◆ **Prompt**
Among the entries below, copy only the span from the line containing "Convert this chart to Bokeh code." through the line containing "from bokeh.resources import INLINE". Do so exactly, and skip the pictures.

◆ **Data entries**
----

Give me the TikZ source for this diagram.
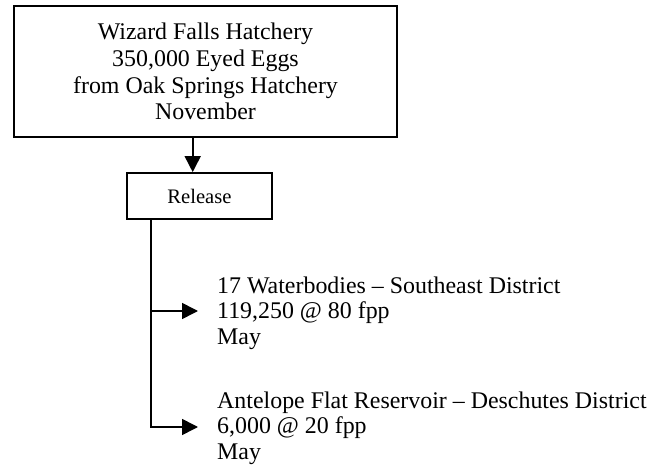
\documentclass[tikz,border=0pt]{standalone}
\usepackage{fontspec}
\setmainfont{Liberation Serif}
\usetikzlibrary{arrows.meta}
\begin{document}
\begin{tikzpicture}[x=1pt,y=-1pt,
  box/.style={draw,line width=1.8pt,inner sep=0pt,align=center},
  conn/.style={line width=1.6pt},
  arr/.style={conn,-{Triangle[length=16pt,width=16pt]}},
  info/.style={anchor=west,align=left,inner xsep=19pt,inner ysep=0pt,
    font=\fontsize{23.9}{25.5}\selectfont}]
  \useasboundingbox (0,0) rectangle (654,473);
  % hatchery box
  \node[box,minimum width=383pt,minimum height=131pt,
    font=\fontsize{23.9}{26.7}\selectfont] (top) at (205.5,71.5)
    {Wizard Falls Hatchery\\350,000 Eyed Eggs\\from Oak Springs Hatchery\\November};
  % release box
  \node[box,minimum width=145pt,minimum height=46pt,
    font=\fontsize{20.6}{24}\selectfont] (rel) at (199.5,196) {Release};
  % destinations
  \node[info] (d1) at (198,313)
    {17 Waterbodies -- Southeast District\\119,250 @ 80 fpp\\May};
  \node[info] (d2) at (198,428)
    {Antelope Flat Reservoir -- Deschutes District\\6,000 @ 20 fpp\\May};
  % connectors
  \draw[arr] ([xshift=-12.8pt]top.south) -- ([xshift=-12.8pt]top.south |- rel.north);
  \coordinate (trunk) at ([xshift=24.7pt]rel.south west);
  \draw[arr] (trunk) |- ([yshift=2pt]d1.west);
  \draw[arr] (trunk) |- ([yshift=1pt]d2.west);
\end{tikzpicture}
\end{document}
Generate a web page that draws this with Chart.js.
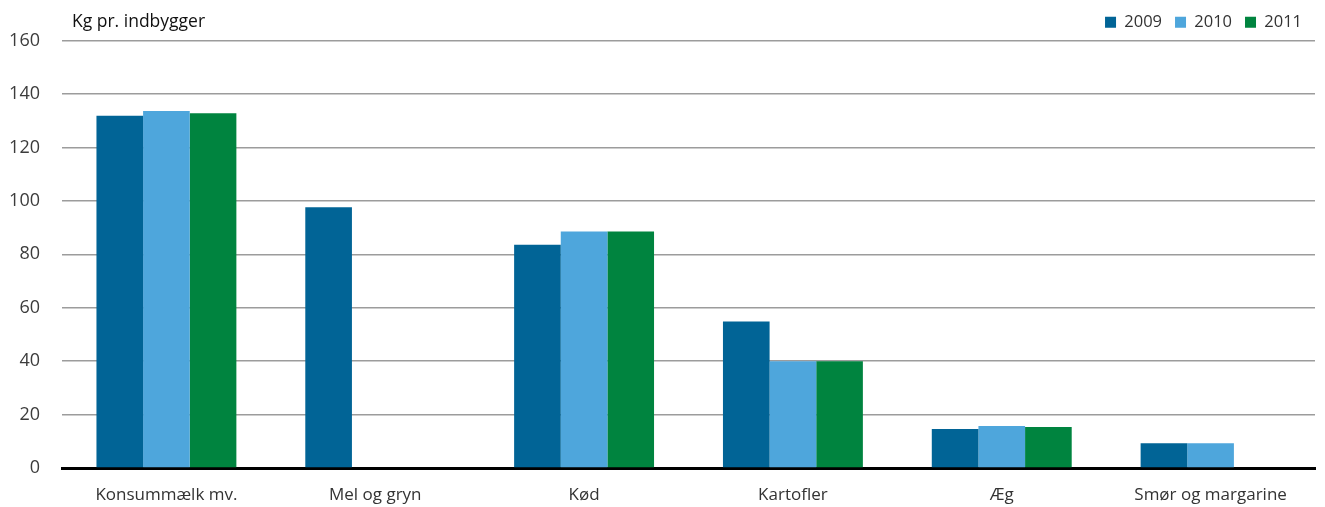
<!DOCTYPE html>
<html>
<head>
<meta charset="utf-8">
<script src="https://cdn.jsdelivr.net/npm/chart.js@4"></script>
<style>
  body { margin: 0; background: #fff; }
  #wrap { width: 1325px; height: 507px; }
</style>
</head>
<body>
<div id="wrap"><canvas id="foodChart"></canvas></div>
<script>
// Forbrug af fødevarer, kg pr. indbygger
const categories = ["Konsummælk mv.", "Mel og gryn", "Kød", "Kartofler", "Æg", "Smør og margarine"];
const years = ["2009", "2010", "2011"];
const values2009 = [131.8, 97.6, 83.6, 54.8, 14.6, 9.3];
const values2010 = [133.6, null, 88.5, 40.0, 15.7, 9.3];
const values2011 = [132.8, null, 88.5, 40.0, 15.3, null];
const yTicks = [0, 20, 40, 60, 80, 100, 120, 140, 160];

const colors = ["#016496", "#4ea6dc", "#00843f"];
const FONT = "'Open Sans', sans-serif";

// axis caption top-left
const captionPlugin = {
    id: "caption",
    afterDraw(chart) {
        const c = chart.ctx;
        c.save();
        c.font = "17.5px " + FONT;
        c.fillStyle = "#111";
        c.textBaseline = "middle";
        c.fillText("Kg pr. indbygger", 72, 22);
        c.restore();
    }
};

document.addEventListener("DOMContentLoaded", function () {
    const ctx = document.getElementById("foodChart").getContext("2d");

    new Chart(ctx, {
        type: "bar",
        data: {
            labels: categories,
            datasets: [values2009, values2010, values2011].map(function (vals, i) {
                return {
                    label: years[i],
                    data: vals,
                    backgroundColor: colors[i],
                    borderWidth: 0,
                    categoryPercentage: 0.67,
                    barPercentage: 1.0
                };
            })
        },
        options: {
            responsive: true,
            maintainAspectRatio: false,
            animation: false,
            layout: { padding: { top: 1, right: 10, bottom: 0, left: 0 } },
            plugins: {
                legend: {
                    position: "top",
                    align: "end",
                    labels: {
                        boxWidth: 11,
                        boxHeight: 11,
                        padding: 13,
                        color: "#333",
                        font: { family: FONT, size: 16.5 }
                    }
                },
                tooltip: { enabled: false }
            },
            scales: {
                x: {
                    afterFit: function (axis) { axis.height = 39; },
                    grid: { display: false, drawTicks: false },
                    border: { display: true, color: "#000", width: 3 },
                    ticks: {
                        padding: 17,
                        color: "#333",
                        font: { family: FONT, size: 17 }
                    }
                },
                y: {
                    min: 0,
                    max: 160,
                    afterBuildTicks: function (axis) {
                        axis.ticks = yTicks.map(function (v) { return { value: v }; });
                    },
                    afterFit: function (axis) { axis.width = 62; },
                    grid: {
                        color: "#9c9c9c",
                        lineWidth: 1.5,
                        drawTicks: false
                    },
                    border: { display: false },
                    ticks: {
                        padding: 22,
                        color: "#3c3c3c",
                        font: { family: FONT, size: 18 }
                    }
                }
            }
        },
        plugins: [captionPlugin]
    });
});
</script>
</body>
</html>
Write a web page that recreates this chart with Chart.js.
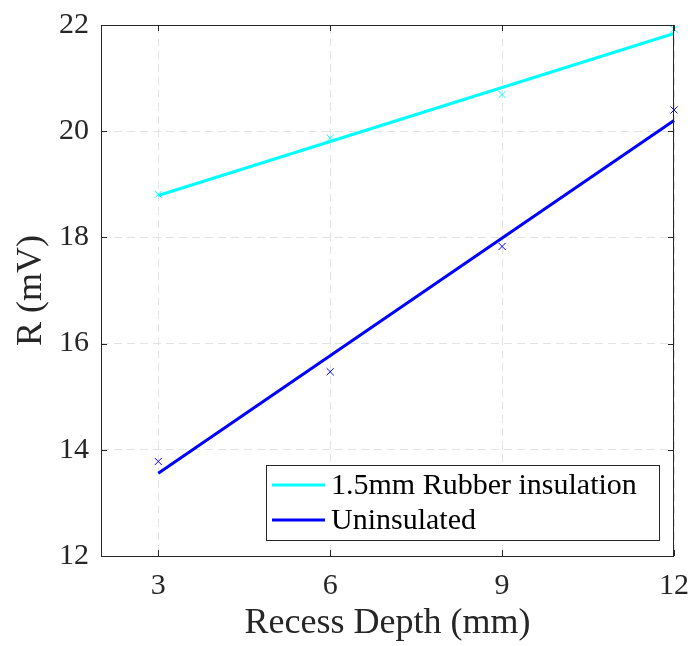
<!DOCTYPE html>
<html>
<head>
<meta charset="utf-8">
<script src="https://cdn.jsdelivr.net/npm/chart.js@4"></script>
<style>
  html, body { margin: 0; padding: 0; background: #fff; }
  #wrap { width: 692px; height: 646px; }
</style>
</head>
<body>
<div id="wrap"><canvas id="myChart"></canvas></div>
<script>
  // data
  const depths = [3, 6, 9, 12];
  const rubberMeas = [18.81, 19.87, 20.69, 21.92];
  const bareMeas = [13.78, 15.47, 17.83, 20.40];
  const fitX = [3, 12];
  const rubberFit = [18.79, 21.84];
  const bareFit = [13.56, 20.20];
  const xTicks = [3, 6, 9, 12];
  const yTicks = [12, 14, 16, 18, 20, 22];
  const names = ['1.5mm Rubber insulation', 'Uninsulated'];

  const cyan = '#00ffff';
  const blue = '#0000ff';
  const axisCol = '#262626';
  const serif = "'Liberation Serif', 'DejaVu Serif', serif";

  const pts = (xs, ys) => xs.map((x, i) => ({ x: x, y: ys[i] }));

  // box around plot, inward ticks and legend inside axes
  const boxPlugin = {
    id: 'box',
    afterDatasetsDraw(chart) {
      const { ctx, chartArea: a, scales } = chart;
      ctx.save();
      ctx.strokeStyle = axisCol;
      ctx.lineWidth = 1;
      ctx.strokeRect(a.left + 0.5, a.top + 0.5, a.right - a.left - 1, a.bottom - a.top);
      ctx.beginPath();
      xTicks.forEach(v => {
        const px = Math.round(scales.x.getPixelForValue(v)) + 0.5;
        ctx.moveTo(px, a.bottom); ctx.lineTo(px, a.bottom - 6);
        ctx.moveTo(px, a.top); ctx.lineTo(px, a.top + 6);
      });
      yTicks.forEach(v => {
        const py = Math.round(scales.y.getPixelForValue(v)) + 0.5;
        ctx.moveTo(a.left, py); ctx.lineTo(a.left + 6, py);
        ctx.moveTo(a.right, py); ctx.lineTo(a.right - 6, py);
      });
      ctx.stroke();

      // legend
      const lx = 266, ly = 465, lw = 393, lh = 75;
      ctx.fillStyle = '#fff';
      ctx.fillRect(lx, ly, lw, lh);
      ctx.strokeRect(lx + 0.5, ly + 0.5, lw, lh);
      const rows = [[names[0], cyan, 485], [names[1], blue, 520]];
      ctx.font = '30px ' + serif;
      ctx.textBaseline = 'middle';
      rows.forEach(r => {
        ctx.strokeStyle = r[1];
        ctx.lineWidth = 3;
        ctx.beginPath();
        ctx.moveTo(272, r[2]); ctx.lineTo(325, r[2]);
        ctx.stroke();
        ctx.fillStyle = '#000';
        ctx.fillText(r[0], 331, r[2] + 1);
      });
      ctx.restore();
    }
  };

  new Chart(document.getElementById('myChart'), {
    type: 'scatter',
    data: {
      datasets: [
        { data: pts(fitX, rubberFit), showLine: true, borderColor: cyan, borderWidth: 3, pointRadius: 0 },
        { data: pts(fitX, bareFit), showLine: true, borderColor: blue, borderWidth: 3, pointRadius: 0 },
        { data: pts(depths, rubberMeas), pointStyle: 'crossRot', pointRadius: 5, borderColor: cyan, borderWidth: 1 },
        { data: pts(depths, bareMeas), pointStyle: 'crossRot', pointRadius: 5, borderColor: blue, borderWidth: 1 }
      ]
    },
    options: {
      maintainAspectRatio: false,
      animation: false,
      clip: false,
      layout: { padding: { left: 0, right: 18, top: 25, bottom: 0 } },
      plugins: { legend: { display: false }, tooltip: { enabled: false } },
      scales: {
        x: {
          type: 'linear', min: 2, max: 12,
          afterBuildTicks: s => { s.ticks = xTicks.map(v => ({ value: v })); },
          afterFit: s => { s.height = 90; s.paddingLeft = 0; s.paddingRight = 0; },
          grid: { color: '#e3e3e3', drawTicks: false },
          border: { display: false, dash: [8, 5] },
          ticks: { color: axisCol, padding: 12, font: { family: serif, size: 30 } },
          title: { display: true, text: 'Recess Depth (mm)', color: axisCol,
                   font: { family: serif, size: 36 }, padding: { top: 0, bottom: 1 } }
        },
        y: {
          min: 12, max: 22,
          afterBuildTicks: s => { s.ticks = yTicks.map(v => ({ value: v })); },
          afterFit: s => { s.width = 101; s.paddingTop = 0; s.paddingBottom = 0; },
          grid: { color: '#e3e3e3', drawTicks: false },
          border: { display: false, dash: [8, 5] },
          ticks: { color: axisCol, padding: 12, font: { family: serif, size: 30 } },
          title: { display: true, text: 'R (mV)', color: axisCol,
                   font: { family: serif, size: 36 }, padding: { top: 10, bottom: 0 } }
        }
      }
    },
    plugins: [boxPlugin]
  });
</script>
</body>
</html>
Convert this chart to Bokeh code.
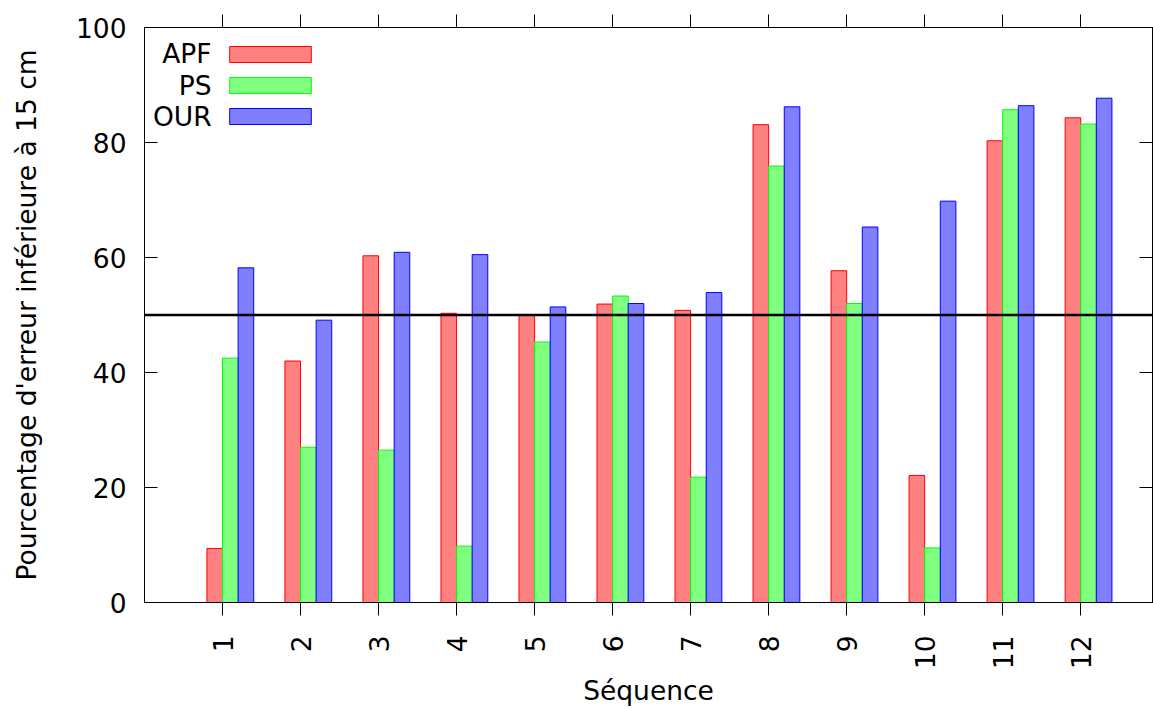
import math

from bokeh.plotting import figure
from bokeh.models import (ColumnDataSource, FixedTicker, LinearAxis, Range1d,
                          Span, Label, Legend, LegendItem)
from bokeh.embed import file_html
from bokeh.resources import INLINE

# Percentage of error below 15 cm, per sequence and per method
sequences = list(range(1, 13))
apf = [9.4, 42.0, 60.3, 50.3, 50.0, 51.9, 50.8, 83.1, 57.7, 22.1, 80.3, 84.3]
ps = [42.5, 27.0, 26.5, 9.8, 45.3, 53.3, 21.8, 75.9, 52.0, 9.5, 85.7, 83.2]
our = [58.2, 49.1, 60.9, 60.5, 51.4, 52.0, 53.9, 86.2, 65.3, 69.8, 86.4, 87.7]
methods = ["APF", "PS", "OUR"]
y_ticks = [0, 20, 40, 60, 80, 100]
threshold = 50

FONT = "DejaVu Sans"
FS = "26.5px"
bar_w = 0.2
offsets = [-0.1, 0.1, 0.3]
fills = ["#ff8080", "#80ff80", "#8080ff"]
lines = ["#ff0000", "#00ff00", "#0000ff"]

p = figure(width=1153, height=709, x_range=Range1d(0, 12.92), y_range=Range1d(0, 100),
           output_backend="svg", toolbar_location=None,
           min_border_left=144, min_border_right=1, min_border_top=27, min_border_bottom=106)
p.xgrid.visible = False
p.ygrid.visible = False
p.outline_line_color = "black"
p.outline_line_width = 1
p.background_fill_color = "white"
p.border_fill_color = "white"

renderers = []
for vals, off, fc, lc in zip([apf, ps, our], offsets, fills, lines):
    src = ColumnDataSource(dict(x=[s + off for s in sequences], top=vals))
    r = p.vbar(x="x", top="top", bottom=0, width=bar_w, source=src,
               fill_color=fc, line_color=lc, line_width=1)
    renderers.append(r)

p.add_layout(Span(location=threshold, dimension="width", line_color="black", line_width=2.5))

# bottom axis
xa = p.xaxis[0]
xa.ticker = FixedTicker(ticks=sequences)
xa.major_tick_in = 0
xa.major_tick_out = 13
xa.minor_tick_line_color = None
xa.major_label_orientation = math.pi / 2
xa.major_label_standoff = 20
xa.major_label_text_font = FONT
xa.major_label_text_font_size = FS
xa.major_label_text_color = "black"
xa.axis_label = "Séquence"
xa.axis_label_text_font = FONT
xa.axis_label_text_font_size = FS
xa.axis_label_text_font_style = "normal"
xa.axis_label_text_color = "black"
xa.axis_label_standoff = 3
xa.axis_line_color = "black"
xa.major_tick_line_color = "black"

# left axis
ya = p.yaxis[0]
ya.ticker = FixedTicker(ticks=y_ticks)
ya.major_tick_in = 13
ya.major_tick_out = 0
ya.minor_tick_line_color = None
ya.major_label_standoff = 18
ya.major_label_text_font = FONT
ya.major_label_text_font_size = FS
ya.major_label_text_color = "black"
ya.axis_label = "Pourcentage d'erreur inférieure à 15 cm"
ya.axis_label_text_font = FONT
ya.axis_label_text_font_size = FS
ya.axis_label_text_font_style = "normal"
ya.axis_label_text_color = "black"
ya.axis_label_standoff = 31
ya.axis_line_color = "black"
ya.major_tick_line_color = "black"

# mirrored tick marks on top and right, without labels
top_ax = LinearAxis(ticker=FixedTicker(ticks=sequences), major_tick_in=0, major_tick_out=13,
                    minor_tick_line_color=None,
                    major_label_overrides={t: "" for t in sequences},
                    axis_line_color="black", major_tick_line_color="black")
p.add_layout(top_ax, "above")
right_ax = LinearAxis(ticker=FixedTicker(ticks=y_ticks), major_tick_in=13, major_tick_out=0,
                      minor_tick_line_color=None,
                      major_label_overrides={t: "" for t in y_ticks},
                      major_label_standoff=0,
                      axis_line_color="black", major_tick_line_color="black")
p.add_layout(right_ax, "right")

# legend keys (names drawn separately, to the left of the keys)
legend = Legend(items=[LegendItem(label=" ", renderers=[r]) for r in renderers],
                location=(75, 476), orientation="vertical",
                glyph_width=102, glyph_height=20, spacing=11, padding=0, margin=0,
                label_standoff=0, label_width=0, label_height=20,
                label_text_font_size="1px",
                background_fill_alpha=0, border_line_alpha=0)
p.add_layout(legend)

legend_y = [95.4, 89.9, 84.5]
for name, ly in zip(methods, legend_y):
    p.add_layout(Label(x=0.86, y=ly, text=name, text_align="right", text_baseline="middle",
                       text_font=FONT, text_font_size=FS, text_color="black"))

open("out.html", "w").write(file_html(p, INLINE))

----

◆ **Output of the task**
Convert this chart to Bokeh code.
import math

from bokeh.plotting import figure
from bokeh.models import (ColumnDataSource, FixedTicker, LinearAxis, Range1d,
                          Span, Label, Legend, LegendItem)
from bokeh.embed import file_html
from bokeh.resources import INLINE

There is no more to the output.